Love Yourself
Aku gagal paham den
gan yang masih keras kepala menjadikan militansi sebagai kompetisi. Apakah kita sengaja dibuat lupa bahwa kehidupan setiap orang pada dasarnya multidimensi sehingga arah, bentuk, dan strategi perlawanannya bukan hanya sekadar hitam dan putih? Mengapa kita justru malah terlena dalam narasi dikotomi semacam ini?
Mesianisme adalah mengapa kita gagal berkali-kali, karena energi dan kesadaran dialokasikan hanya pada yang itu-itu lagi, dengan cara yang itu-itu lagi; sedangkan abad terus berlari. Dunia terus berjalan dan pada akhirnya kita harus berdiri di banyak kaki. Dunia terus berjalan sementara energi kita begitu terbatas dan harus bijak dibagi.

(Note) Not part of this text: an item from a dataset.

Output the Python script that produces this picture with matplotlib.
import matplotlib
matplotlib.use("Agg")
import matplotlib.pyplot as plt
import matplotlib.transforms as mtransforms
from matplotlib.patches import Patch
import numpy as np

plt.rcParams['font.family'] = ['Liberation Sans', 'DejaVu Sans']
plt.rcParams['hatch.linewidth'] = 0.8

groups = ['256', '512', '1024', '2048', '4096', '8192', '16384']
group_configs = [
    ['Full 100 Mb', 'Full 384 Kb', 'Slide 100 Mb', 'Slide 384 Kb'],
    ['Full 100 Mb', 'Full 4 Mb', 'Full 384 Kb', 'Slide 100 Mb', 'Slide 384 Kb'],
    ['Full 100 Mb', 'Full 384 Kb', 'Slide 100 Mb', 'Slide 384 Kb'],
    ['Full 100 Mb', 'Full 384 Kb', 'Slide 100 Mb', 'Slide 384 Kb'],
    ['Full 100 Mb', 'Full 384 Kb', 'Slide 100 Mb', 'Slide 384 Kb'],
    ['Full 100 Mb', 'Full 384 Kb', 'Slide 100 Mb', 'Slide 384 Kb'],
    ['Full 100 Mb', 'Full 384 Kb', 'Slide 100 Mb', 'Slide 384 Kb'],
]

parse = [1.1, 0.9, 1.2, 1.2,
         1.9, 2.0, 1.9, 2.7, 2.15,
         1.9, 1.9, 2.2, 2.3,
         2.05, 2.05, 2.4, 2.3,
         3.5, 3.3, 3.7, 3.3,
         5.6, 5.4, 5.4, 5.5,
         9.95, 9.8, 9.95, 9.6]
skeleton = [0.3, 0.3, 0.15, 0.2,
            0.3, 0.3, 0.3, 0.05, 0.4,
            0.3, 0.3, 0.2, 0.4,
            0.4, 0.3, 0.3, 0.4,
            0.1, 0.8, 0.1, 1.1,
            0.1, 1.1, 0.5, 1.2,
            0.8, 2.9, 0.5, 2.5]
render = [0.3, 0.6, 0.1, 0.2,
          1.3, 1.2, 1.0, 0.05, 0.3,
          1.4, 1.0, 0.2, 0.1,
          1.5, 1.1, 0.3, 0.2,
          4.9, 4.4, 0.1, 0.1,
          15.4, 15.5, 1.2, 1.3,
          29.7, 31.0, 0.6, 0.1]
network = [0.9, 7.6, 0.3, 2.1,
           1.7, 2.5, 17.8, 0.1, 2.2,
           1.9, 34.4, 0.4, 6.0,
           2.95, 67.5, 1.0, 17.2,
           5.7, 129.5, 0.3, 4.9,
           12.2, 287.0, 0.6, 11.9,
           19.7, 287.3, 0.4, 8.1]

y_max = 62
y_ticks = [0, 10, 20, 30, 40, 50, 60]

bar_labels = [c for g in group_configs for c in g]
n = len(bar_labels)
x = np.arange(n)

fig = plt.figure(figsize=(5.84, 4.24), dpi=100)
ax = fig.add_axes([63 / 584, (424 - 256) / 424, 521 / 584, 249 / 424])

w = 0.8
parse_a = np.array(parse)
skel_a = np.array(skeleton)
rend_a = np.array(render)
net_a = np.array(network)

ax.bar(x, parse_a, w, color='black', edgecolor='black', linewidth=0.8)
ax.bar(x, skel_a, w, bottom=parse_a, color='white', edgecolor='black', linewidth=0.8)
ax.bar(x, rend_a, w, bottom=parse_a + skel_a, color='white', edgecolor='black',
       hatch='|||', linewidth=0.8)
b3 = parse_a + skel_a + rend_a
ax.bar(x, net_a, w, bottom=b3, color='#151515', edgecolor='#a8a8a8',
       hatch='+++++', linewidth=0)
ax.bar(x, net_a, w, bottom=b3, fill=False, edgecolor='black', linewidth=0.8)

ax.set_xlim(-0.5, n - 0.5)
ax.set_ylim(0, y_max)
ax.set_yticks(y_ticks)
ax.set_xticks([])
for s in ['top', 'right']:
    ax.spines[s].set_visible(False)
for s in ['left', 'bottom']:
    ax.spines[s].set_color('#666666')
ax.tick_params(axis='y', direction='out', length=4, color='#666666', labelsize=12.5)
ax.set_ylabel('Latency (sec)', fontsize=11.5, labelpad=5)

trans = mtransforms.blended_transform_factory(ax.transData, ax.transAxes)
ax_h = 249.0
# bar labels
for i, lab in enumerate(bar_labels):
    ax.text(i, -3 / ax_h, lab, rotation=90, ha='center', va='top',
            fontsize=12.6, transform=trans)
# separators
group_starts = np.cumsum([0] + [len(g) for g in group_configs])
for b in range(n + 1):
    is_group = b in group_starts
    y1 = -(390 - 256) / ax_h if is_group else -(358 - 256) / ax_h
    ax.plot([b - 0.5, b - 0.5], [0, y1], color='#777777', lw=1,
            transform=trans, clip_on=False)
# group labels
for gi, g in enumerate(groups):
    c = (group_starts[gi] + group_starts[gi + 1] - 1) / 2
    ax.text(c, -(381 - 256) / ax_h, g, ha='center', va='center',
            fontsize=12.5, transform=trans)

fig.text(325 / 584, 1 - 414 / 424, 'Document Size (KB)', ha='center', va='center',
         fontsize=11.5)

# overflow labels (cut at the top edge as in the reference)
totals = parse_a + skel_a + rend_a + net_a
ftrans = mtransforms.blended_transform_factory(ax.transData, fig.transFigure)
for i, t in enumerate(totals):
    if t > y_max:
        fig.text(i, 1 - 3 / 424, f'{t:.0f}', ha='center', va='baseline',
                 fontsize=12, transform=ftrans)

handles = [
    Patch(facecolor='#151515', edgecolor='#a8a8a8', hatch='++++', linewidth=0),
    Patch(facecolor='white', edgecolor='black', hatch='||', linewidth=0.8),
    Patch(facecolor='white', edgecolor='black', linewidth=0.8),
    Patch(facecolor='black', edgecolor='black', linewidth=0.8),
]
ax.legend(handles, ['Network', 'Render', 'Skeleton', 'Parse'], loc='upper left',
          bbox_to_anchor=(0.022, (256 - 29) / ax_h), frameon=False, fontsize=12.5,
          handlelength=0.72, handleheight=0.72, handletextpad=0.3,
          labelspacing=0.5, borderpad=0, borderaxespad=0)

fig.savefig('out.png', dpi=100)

Tidak ada manusia yang berhutang untuk menjadi pahlawan super dan selalu siap sedia di setiap pertarungan. Kita juga terlalu lama membiarkan diri terinjak-injak dalam pertarungan yang tak perlu, hanya demi memenuhi standar-standar militansi yang ternyata tidak berpengaruh apa-apa pada yang ada di luar lingkaran kita sendiri.

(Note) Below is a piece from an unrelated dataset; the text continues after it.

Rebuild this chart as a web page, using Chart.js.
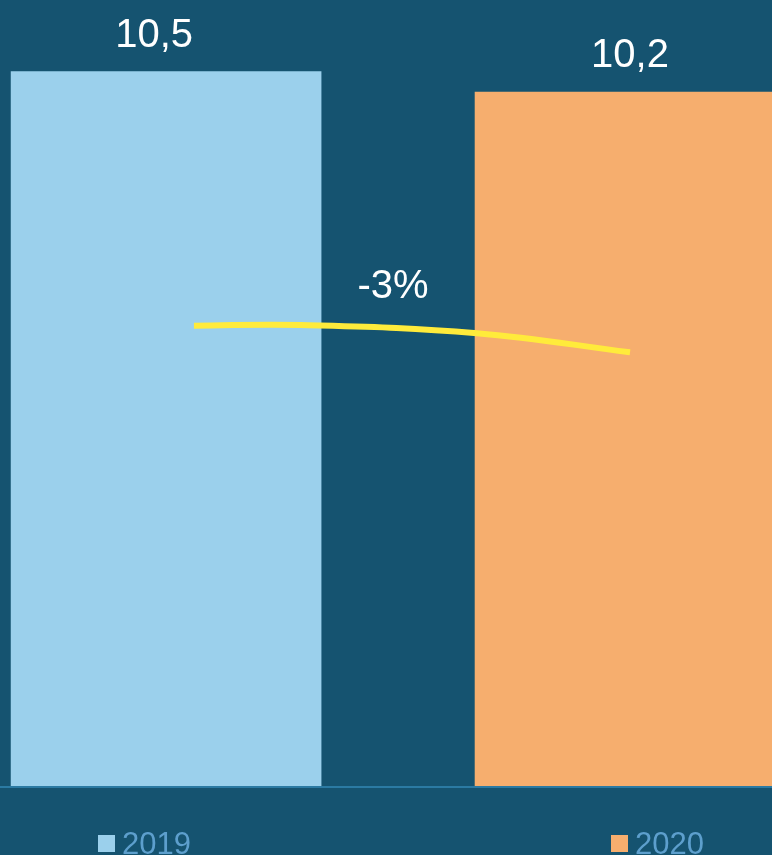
<!DOCTYPE html>
<html>
<head>
<meta charset="utf-8">
<script src="https://cdn.jsdelivr.net/npm/chart.js@4"></script>
<style>
  html, body { margin: 0; padding: 0; background: #155370; }
  .wrap { width: 772px; height: 855px; position: relative; }
</style>
</head>
<body>
<div class="wrap"><canvas id="graf"></canvas></div>
<script>
// data
const years = ['2019', '2020'];
const values = [10.5, 10.2];
const barColors = ['#9bd0ec', '#f6ae6e'];
// yellow connector curve (x in category index units)
const curveX = [0.06, 0.29, 0.67, 1.0];
const curveY = [6.77, 6.78, 6.66, 6.38];

const change = Math.round((values[1] - values[0]) / values[0] * 100);
const changeLabel = (change > 0 ? '+' : '') + change + '%';

const fmt = v => v.toFixed(1).replace('.', ',');

const labelsPlugin = {
  id: 'labels',
  afterDatasetsDraw(chart) {
    const c = chart.ctx;
    const bars = chart.getDatasetMeta(0).data;
    c.save();
    c.fillStyle = '#ffffff';
    c.font = '40px "Liberation Sans", Arial, sans-serif';
    c.textAlign = 'center';
    c.textBaseline = 'alphabetic';
    bars.forEach((b, i) => {
      c.fillText(fmt(values[i]), b.x - (i == 0 ? 12 : 0), b.y - 25);
    });
    // change label over the curve
    const pts = chart.getDatasetMeta(1).data;
    const mx = (pts[0].x + pts[pts.length - 1].x) / 2;
    c.fillText(changeLabel, mx - 19, pts[1].y - 27);

    // baseline
    const y0 = chart.scales.y.getPixelForValue(0);
    c.fillStyle = '#2b7aa3';
    c.fillRect(0, y0 - 1, chart.width, 2);

    // legend
    c.font = '31px "Liberation Sans", Arial, sans-serif';
    c.textAlign = 'left';
    const legX = [98, 611];
    years.forEach((y, i) => {
      c.fillStyle = barColors[i];
      c.fillRect(legX[i], 835, 17, 17);
      c.fillStyle = '#5d9fcd';
      c.fillText(y, legX[i] + 24, 854);
    });
    c.restore();
  }
};

const ctx = document.getElementById('graf').getContext('2d');
const graf = new Chart(ctx, {
  type: 'bar',
  data: {
    datasets: [{
      type: 'bar',
      data: values.map((v, i) => ({ x: i, y: v })),
      backgroundColor: barColors,
      barThickness: 310,
      borderWidth: 0,
      order: 1
    }, {
      type: 'line',
      data: curveX.map((x, i) => ({ x: x, y: curveY[i] })),
      borderColor: '#ffeb3b',
      borderWidth: 6,
      pointRadius: 0,
      tension: 0.4,
      fill: false,
      order: 0
    }]
  },
  options: {
    responsive: true,
    maintainAspectRatio: false,
    animation: false,
    layout: { padding: { left: 0, right: 0, top: 0, bottom: 68 } },
    plugins: { legend: { display: false }, tooltip: { enabled: false } },
    scales: {
      x: { type: 'linear', display: false, offset: false, min: -0.358, max: 1.306 },
      y: { display: false, min: 0, max: 11.55 }
    }
  },
  plugins: [labelsPlugin]
});
</script>
</body>
</html>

Apakah sebuah kewarasan yang sedang kita percayai ketika kita terus mengharapkan hasil baru dari cara-cara yang lama dan sama? Kita memang bergerak, kita berlari, kita terseok, kita berteriak, kita kelelahan—tapi kita tidak ke mana-mana. Kita berputar di titik yang sama. Apakah penderitaan diri telah menjadi standar prestasi tersendiri?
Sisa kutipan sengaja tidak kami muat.